While cupcakes are baking/cooling, make the icing. First whip the butter until smooth. Add the champagne and slowly add the powdered sugar until the icing is smooth. More softer icing use a little more champagne. If you make it to runny, add some more powdered sugar.
![](https://blogger.googleusercontent.com/img/b/R29vZ2xl/AVvXsEj839VcRzlA_GkszccrKqJ0JM8B0hn2_R6ODn6E2FmDnZGVV3zbYRifP-a_PSqJ8uZUG_akxrWOOZRN1m31gK_szYlJ3eHwZvLXBjJX4f6yGng7RDwIX6-YXWMwNoAUQIEAmrhZcX1vbyQ/s320/champagne+cupcakes2.jpg)
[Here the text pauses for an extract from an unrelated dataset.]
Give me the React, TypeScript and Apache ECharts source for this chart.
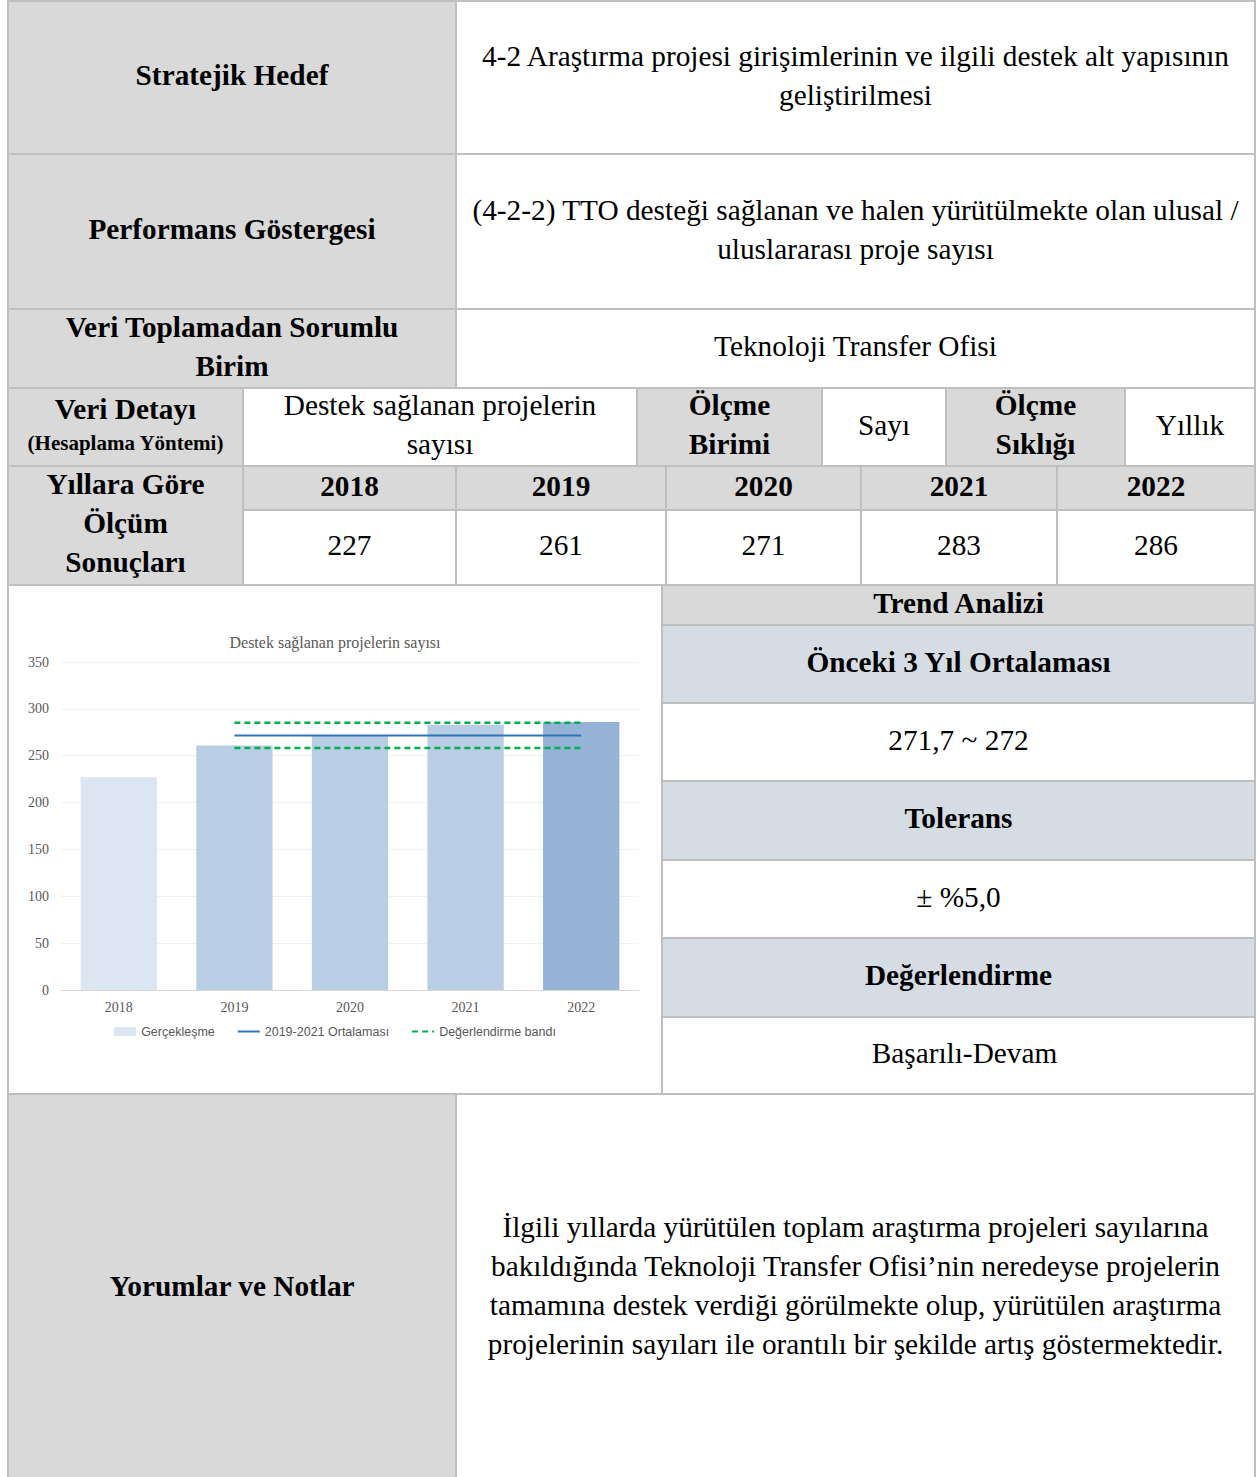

Secondly, I wanted to make my cupcakes more festive for New Years so I decided to make chocolate cupcake toppers. To do this as well, just put a square of chocolate bark in a plastic bag and melted the chocolate in the microwave. Once the chocolate is melted, snip a very small corner of the zip lock and pipe your design (obviously I chose to write out 2012) on wax paper. For text, make sure to use cursive and that all letters/numbers are touching. When you are done piping as many toppers as you desire, put them in the freezer to harden. Once hard, simply just peel the cupcake topper from the wax paper and gently push into the top of the icing.